Hilde Marie Holsen: Lazuli
Hubro

I have the greatest respect and admiration for a musician like Hilde Marie Holsen. This young trumpeter could conceivably have pursued a commercial path, with all the attention and financial rewards such a choice often brings; instead, she's committed herself to a more adventurous soundscaping style that most certainly guarantees a smaller audience, if one no less appreciative of her work. Recorded at Oslo's Galleri RAM on June 6th, 2017, Lazuli, a fine follow-up to her mini-album debut Ask, presents four experimental trumpet-and-electronics settings whose titles—“Orpiment,” “Eskolaite,” “Lapis,” and, of course, “Lazuli”—derive from the chemical minerals used to create pigment in paint.

Similar to Ask, all electronic sounds on Lazuli are live and processed trumpet, but true to her explorative nature, Holsen's dedicated the time since the debut to different approaches to the acoustic trumpet, trying, in her own words, “to find different timbres that can also give a larger register of processed sound in the electronic soundscape.” The project developed through a collaboration Holsen undertook with painter Tyra Fure Brandsæter, with the two using each other's expressions as inspirations for their respective performances and production.

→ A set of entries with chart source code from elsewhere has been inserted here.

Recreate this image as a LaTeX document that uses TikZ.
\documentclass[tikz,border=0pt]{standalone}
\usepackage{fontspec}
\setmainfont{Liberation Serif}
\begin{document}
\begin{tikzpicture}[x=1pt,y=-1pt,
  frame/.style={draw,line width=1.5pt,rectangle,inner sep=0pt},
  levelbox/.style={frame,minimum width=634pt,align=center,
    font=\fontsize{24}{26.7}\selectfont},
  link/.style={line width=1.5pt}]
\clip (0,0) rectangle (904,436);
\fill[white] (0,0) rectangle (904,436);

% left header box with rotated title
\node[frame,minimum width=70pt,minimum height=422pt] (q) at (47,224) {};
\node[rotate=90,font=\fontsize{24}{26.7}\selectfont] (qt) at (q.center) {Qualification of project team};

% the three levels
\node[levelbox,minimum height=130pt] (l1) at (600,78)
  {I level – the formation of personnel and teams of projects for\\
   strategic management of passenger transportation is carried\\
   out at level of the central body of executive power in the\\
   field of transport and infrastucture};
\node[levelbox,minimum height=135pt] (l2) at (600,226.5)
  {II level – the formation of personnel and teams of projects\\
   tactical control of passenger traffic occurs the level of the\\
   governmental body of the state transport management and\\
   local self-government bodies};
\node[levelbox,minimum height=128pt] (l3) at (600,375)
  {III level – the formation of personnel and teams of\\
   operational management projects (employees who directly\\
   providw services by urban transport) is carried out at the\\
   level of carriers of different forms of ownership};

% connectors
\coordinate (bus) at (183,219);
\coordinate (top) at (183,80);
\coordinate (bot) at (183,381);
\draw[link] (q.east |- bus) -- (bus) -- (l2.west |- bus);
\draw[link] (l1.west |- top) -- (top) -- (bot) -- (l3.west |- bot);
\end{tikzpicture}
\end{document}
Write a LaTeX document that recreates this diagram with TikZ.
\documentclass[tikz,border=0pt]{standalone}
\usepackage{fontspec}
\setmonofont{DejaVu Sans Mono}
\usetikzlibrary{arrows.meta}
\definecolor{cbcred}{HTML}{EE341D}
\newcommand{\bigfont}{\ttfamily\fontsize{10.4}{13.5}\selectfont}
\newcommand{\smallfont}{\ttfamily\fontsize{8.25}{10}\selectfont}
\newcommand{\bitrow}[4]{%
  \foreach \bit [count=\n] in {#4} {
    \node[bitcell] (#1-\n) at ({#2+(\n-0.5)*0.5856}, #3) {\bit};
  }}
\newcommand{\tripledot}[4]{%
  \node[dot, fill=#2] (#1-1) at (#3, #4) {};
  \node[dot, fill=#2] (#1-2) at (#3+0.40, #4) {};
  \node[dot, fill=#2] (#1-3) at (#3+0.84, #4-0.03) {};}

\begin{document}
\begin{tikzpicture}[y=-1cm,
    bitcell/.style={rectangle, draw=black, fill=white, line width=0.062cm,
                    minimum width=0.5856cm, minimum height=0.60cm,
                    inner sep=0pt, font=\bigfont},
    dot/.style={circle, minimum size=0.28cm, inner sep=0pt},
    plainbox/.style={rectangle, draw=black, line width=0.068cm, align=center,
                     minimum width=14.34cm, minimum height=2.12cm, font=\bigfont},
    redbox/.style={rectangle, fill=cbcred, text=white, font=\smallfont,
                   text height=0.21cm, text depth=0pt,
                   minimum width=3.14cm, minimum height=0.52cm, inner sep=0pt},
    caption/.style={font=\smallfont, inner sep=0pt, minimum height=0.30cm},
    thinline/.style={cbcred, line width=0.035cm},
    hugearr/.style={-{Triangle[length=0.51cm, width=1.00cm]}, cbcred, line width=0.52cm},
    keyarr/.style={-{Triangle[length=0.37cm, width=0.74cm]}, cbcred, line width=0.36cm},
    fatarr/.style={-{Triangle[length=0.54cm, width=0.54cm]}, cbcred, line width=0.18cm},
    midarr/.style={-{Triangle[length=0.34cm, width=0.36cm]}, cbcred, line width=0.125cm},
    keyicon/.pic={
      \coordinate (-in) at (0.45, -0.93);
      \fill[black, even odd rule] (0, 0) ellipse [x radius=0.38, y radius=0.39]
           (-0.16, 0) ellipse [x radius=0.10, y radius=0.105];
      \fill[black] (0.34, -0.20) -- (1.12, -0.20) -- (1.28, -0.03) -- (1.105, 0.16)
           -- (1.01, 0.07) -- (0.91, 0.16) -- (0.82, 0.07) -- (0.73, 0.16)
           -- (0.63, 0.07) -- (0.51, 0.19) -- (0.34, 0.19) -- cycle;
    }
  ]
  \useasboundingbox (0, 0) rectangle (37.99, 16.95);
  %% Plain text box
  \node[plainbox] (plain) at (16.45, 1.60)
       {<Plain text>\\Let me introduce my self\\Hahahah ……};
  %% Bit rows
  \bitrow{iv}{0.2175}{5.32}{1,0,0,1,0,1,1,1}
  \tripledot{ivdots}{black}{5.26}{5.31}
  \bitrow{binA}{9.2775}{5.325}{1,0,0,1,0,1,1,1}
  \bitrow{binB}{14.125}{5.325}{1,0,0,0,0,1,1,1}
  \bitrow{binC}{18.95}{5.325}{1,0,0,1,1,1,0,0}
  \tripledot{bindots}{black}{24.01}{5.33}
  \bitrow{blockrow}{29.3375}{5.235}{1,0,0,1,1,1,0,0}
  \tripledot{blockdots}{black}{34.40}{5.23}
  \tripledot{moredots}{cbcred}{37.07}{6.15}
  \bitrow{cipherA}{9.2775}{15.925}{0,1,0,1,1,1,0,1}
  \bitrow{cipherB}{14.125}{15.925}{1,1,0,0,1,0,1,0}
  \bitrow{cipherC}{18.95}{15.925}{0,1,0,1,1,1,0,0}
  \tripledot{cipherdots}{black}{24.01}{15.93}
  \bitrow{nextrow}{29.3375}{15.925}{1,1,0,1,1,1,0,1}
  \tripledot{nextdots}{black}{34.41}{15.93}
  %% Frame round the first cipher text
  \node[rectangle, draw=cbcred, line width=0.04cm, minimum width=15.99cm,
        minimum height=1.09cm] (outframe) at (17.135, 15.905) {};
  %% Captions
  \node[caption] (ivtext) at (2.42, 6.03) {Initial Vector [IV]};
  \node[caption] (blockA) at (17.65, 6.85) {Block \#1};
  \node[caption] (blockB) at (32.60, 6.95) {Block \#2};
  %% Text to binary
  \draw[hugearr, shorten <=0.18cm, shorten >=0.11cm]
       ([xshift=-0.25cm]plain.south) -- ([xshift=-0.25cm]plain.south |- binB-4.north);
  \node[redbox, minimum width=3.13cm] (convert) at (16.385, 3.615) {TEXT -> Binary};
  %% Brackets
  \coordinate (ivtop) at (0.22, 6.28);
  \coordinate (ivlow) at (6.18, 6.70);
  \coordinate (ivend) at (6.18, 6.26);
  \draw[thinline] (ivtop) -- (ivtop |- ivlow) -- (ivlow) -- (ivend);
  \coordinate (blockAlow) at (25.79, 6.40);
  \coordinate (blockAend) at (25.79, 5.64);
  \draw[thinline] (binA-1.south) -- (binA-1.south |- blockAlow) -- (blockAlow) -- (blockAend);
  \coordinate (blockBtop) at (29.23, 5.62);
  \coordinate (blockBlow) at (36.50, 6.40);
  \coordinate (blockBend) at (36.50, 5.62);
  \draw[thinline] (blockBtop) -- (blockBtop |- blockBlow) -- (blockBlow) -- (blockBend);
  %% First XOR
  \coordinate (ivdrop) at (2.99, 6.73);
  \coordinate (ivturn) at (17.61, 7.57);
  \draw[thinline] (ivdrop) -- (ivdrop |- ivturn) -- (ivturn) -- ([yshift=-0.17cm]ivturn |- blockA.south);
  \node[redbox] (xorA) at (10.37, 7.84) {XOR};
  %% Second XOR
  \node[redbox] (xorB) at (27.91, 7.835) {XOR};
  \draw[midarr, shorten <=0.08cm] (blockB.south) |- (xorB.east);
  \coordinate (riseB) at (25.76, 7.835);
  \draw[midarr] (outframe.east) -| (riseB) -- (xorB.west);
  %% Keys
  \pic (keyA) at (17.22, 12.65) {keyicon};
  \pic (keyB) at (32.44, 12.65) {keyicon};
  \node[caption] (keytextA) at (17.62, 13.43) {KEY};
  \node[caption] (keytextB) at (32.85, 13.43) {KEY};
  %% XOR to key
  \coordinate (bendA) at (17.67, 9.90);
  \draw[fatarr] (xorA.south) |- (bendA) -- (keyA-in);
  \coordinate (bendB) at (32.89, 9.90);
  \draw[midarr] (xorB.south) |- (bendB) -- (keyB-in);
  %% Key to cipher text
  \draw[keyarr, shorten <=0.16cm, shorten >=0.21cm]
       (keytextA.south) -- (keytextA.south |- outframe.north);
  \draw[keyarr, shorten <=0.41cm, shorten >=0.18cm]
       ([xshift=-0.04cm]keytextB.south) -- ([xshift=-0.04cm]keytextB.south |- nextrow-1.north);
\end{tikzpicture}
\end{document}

Though the temptation naturally arises to draw parallels between the way a visual artwork is built layer by layer and the painterly way Holsen shapes her elements into a finely textured whole, her pieces ultimately hold up perfectly well without reference to anything outside them.

The settings are industrial-electronic-landscapes through which her horn travels, the warmth of its soft purr offset by the granular noise, whirr, and flutter of the surround. In contrast to the becalmed quietude of the opener “Orpiment,” “Eskolaite” sees woozy trumpet expressions emerging from a thick jungle of scratchy noises and ominous rumblings, the echoplexed result not wholly unlike what one might hear on a typical Jon Hassell recording.

As committed as she is to experimental sound design, Holsen isn't without a lyrical side, too, as evidenced by the gentle trumpet playing with which the sombre dronescape “Lapis” gets underway. The dramatic title track's the album's standout, however, which, at seventeen curdling minutes is precisely what one might expect. A deep plunge into dark ambient territory, it's Holsen at her most uncompromising, an oft-nightmarish, insectoid sound painting that conjures images of destroyed landscapes and smoldering ruins. Effectively timed at thirty-minutes, Lazuli certainly won't have anyone thinking of Chuck Mangione or Herb Alpert, but one images Holsen wouldn't want it any other way.